[Given request] Copy exactly the lines of the records below, and only those lines, beginning with the line that contains "Give me the matplotlib source for this chart." and ending with the line that contains "ax = fig.add_axes([0.182, 0.050, 0.818, 0.891])".

-- BEGIN --

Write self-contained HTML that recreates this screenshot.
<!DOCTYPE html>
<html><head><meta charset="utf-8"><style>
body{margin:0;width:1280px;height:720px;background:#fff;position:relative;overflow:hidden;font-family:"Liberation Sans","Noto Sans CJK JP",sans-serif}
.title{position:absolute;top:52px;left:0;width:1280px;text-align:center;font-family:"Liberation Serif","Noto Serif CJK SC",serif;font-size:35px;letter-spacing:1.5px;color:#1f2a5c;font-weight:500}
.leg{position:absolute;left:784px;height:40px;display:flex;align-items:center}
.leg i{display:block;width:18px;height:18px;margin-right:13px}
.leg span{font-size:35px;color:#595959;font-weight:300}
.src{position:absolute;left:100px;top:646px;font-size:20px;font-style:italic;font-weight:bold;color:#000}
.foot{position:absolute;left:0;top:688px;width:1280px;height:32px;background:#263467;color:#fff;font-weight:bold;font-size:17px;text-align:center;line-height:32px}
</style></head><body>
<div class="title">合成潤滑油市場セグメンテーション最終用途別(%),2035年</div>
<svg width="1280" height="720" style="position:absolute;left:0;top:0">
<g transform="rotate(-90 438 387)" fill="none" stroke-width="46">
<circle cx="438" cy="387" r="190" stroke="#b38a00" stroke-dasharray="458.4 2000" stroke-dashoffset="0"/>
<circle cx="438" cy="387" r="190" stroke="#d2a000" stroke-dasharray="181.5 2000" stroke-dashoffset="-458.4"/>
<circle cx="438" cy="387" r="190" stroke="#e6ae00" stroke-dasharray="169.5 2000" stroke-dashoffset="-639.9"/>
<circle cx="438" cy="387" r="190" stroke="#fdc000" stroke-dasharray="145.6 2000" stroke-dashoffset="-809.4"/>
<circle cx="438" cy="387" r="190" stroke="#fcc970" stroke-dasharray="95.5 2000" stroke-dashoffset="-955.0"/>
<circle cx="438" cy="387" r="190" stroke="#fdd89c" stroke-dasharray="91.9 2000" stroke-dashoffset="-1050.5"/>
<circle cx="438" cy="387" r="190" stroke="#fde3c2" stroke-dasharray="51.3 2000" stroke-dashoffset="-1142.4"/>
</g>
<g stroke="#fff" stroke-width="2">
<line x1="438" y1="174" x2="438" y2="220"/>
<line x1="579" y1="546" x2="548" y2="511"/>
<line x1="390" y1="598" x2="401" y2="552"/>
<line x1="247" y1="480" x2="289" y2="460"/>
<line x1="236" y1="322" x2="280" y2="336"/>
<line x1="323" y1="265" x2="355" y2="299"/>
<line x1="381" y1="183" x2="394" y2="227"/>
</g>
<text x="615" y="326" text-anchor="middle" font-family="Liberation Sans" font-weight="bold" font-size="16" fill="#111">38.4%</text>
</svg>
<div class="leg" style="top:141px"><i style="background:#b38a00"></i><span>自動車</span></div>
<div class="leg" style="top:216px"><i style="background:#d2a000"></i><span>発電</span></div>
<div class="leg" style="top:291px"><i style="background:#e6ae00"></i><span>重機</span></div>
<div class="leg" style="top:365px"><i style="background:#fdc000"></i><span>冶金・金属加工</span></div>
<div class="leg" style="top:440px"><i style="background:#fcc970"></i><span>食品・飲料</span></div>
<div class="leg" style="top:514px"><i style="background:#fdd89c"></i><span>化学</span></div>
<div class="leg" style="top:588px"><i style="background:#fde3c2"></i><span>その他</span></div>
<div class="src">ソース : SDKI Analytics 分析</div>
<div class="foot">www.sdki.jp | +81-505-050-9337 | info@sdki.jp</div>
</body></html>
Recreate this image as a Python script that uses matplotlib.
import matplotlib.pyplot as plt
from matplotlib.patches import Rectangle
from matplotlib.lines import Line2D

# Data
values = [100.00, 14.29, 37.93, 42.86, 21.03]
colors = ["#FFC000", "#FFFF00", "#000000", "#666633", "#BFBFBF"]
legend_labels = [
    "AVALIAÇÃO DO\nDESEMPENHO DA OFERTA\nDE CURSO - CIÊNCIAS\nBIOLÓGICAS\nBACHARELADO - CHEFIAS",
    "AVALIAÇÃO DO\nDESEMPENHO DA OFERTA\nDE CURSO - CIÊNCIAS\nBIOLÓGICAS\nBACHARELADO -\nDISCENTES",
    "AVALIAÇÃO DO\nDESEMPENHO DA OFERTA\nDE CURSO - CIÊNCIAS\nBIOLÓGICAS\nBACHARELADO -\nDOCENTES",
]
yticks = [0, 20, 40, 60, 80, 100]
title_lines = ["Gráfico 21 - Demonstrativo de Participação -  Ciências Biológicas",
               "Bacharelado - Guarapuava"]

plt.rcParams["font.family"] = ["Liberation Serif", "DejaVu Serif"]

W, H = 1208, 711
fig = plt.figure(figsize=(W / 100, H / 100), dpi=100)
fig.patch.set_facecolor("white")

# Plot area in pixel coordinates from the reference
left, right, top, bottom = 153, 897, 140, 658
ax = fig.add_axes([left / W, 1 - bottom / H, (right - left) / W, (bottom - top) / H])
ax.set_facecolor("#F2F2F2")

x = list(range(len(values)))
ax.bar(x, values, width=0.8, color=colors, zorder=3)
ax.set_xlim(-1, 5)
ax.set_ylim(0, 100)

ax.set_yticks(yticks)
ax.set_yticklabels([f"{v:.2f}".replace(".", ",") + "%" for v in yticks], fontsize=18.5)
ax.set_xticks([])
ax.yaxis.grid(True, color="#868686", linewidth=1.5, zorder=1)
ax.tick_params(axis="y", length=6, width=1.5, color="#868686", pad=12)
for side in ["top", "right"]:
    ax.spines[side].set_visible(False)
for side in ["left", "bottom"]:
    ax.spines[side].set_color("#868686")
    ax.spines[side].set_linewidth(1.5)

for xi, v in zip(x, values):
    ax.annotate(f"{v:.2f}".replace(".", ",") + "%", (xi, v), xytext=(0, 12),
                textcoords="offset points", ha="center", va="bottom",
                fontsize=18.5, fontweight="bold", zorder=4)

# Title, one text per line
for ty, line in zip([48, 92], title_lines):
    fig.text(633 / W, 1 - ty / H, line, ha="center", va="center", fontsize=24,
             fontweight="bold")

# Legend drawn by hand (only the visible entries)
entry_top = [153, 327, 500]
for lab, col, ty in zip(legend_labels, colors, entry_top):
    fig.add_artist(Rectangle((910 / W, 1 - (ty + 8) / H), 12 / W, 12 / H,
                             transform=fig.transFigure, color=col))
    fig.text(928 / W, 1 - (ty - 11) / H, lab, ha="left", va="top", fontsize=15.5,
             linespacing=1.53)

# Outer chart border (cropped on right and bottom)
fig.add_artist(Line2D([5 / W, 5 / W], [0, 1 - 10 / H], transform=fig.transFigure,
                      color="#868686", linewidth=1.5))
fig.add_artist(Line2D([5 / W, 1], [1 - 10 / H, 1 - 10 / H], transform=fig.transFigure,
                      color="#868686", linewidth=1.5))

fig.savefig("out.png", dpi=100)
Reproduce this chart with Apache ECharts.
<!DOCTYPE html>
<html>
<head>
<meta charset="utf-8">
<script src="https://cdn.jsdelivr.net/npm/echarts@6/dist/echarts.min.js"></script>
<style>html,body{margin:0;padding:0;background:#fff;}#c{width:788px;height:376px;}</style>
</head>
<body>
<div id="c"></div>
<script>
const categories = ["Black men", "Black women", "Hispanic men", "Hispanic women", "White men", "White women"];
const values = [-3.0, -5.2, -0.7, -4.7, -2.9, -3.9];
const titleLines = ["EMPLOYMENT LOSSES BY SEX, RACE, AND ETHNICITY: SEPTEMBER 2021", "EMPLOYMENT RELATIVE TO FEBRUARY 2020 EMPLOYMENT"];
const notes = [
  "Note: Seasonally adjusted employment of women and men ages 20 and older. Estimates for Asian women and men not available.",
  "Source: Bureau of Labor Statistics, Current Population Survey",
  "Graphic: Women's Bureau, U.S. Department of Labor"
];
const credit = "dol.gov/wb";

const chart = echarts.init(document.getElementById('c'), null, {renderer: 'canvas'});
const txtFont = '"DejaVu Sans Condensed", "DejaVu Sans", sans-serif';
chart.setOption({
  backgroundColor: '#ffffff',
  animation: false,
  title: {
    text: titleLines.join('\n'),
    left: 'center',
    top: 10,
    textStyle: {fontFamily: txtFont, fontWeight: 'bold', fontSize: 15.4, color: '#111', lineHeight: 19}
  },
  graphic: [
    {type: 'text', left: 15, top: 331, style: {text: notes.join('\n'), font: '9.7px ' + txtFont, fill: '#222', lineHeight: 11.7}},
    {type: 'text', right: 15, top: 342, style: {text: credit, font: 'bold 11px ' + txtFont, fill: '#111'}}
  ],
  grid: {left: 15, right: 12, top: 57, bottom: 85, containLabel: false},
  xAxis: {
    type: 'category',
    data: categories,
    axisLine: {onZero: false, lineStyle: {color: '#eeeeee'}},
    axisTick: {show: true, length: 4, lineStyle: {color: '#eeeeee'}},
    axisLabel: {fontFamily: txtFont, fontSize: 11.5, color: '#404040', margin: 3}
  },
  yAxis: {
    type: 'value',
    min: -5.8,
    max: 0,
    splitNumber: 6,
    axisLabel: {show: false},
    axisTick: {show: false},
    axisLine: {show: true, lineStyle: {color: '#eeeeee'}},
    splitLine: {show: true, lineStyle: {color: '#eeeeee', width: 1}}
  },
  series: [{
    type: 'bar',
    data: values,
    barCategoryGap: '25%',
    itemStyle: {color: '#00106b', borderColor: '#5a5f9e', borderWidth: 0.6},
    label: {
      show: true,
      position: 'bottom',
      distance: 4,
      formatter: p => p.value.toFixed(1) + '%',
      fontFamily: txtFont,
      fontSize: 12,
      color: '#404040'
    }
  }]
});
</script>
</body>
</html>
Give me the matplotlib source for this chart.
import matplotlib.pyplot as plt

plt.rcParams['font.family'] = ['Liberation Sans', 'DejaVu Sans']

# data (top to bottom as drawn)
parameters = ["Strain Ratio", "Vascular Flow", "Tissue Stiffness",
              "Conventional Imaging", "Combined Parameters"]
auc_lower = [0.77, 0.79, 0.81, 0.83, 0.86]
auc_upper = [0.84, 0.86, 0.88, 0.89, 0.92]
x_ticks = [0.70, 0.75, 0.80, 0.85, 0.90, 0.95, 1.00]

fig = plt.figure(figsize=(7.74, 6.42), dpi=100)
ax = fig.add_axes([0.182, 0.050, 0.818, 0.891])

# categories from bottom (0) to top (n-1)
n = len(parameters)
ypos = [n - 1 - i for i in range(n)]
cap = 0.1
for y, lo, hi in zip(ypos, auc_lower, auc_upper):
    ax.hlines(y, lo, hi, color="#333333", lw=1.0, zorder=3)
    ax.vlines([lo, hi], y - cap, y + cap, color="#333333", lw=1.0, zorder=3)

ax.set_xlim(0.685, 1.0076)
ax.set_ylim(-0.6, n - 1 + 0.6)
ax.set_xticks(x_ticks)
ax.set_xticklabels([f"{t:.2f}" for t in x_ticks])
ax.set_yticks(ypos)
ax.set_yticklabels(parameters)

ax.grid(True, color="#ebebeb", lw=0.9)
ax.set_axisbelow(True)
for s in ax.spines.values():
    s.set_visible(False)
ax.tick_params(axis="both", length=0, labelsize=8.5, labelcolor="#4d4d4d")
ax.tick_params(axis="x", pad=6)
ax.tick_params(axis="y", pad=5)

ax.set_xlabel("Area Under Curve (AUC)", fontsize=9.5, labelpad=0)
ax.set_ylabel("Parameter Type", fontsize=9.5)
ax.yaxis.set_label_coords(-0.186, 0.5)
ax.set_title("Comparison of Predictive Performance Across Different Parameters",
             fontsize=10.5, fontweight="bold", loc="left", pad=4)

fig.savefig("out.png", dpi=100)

-- END --

[Result]
Give me the matplotlib source for this chart.
import matplotlib.pyplot as plt

plt.rcParams['font.family'] = ['Liberation Sans', 'DejaVu Sans']

# data (top to bottom as drawn)
parameters = ["Strain Ratio", "Vascular Flow", "Tissue Stiffness",
              "Conventional Imaging", "Combined Parameters"]
auc_lower = [0.77, 0.79, 0.81, 0.83, 0.86]
auc_upper = [0.84, 0.86, 0.88, 0.89, 0.92]
x_ticks = [0.70, 0.75, 0.80, 0.85, 0.90, 0.95, 1.00]

fig = plt.figure(figsize=(7.74, 6.42), dpi=100)
ax = fig.add_axes([0.182, 0.050, 0.818, 0.891])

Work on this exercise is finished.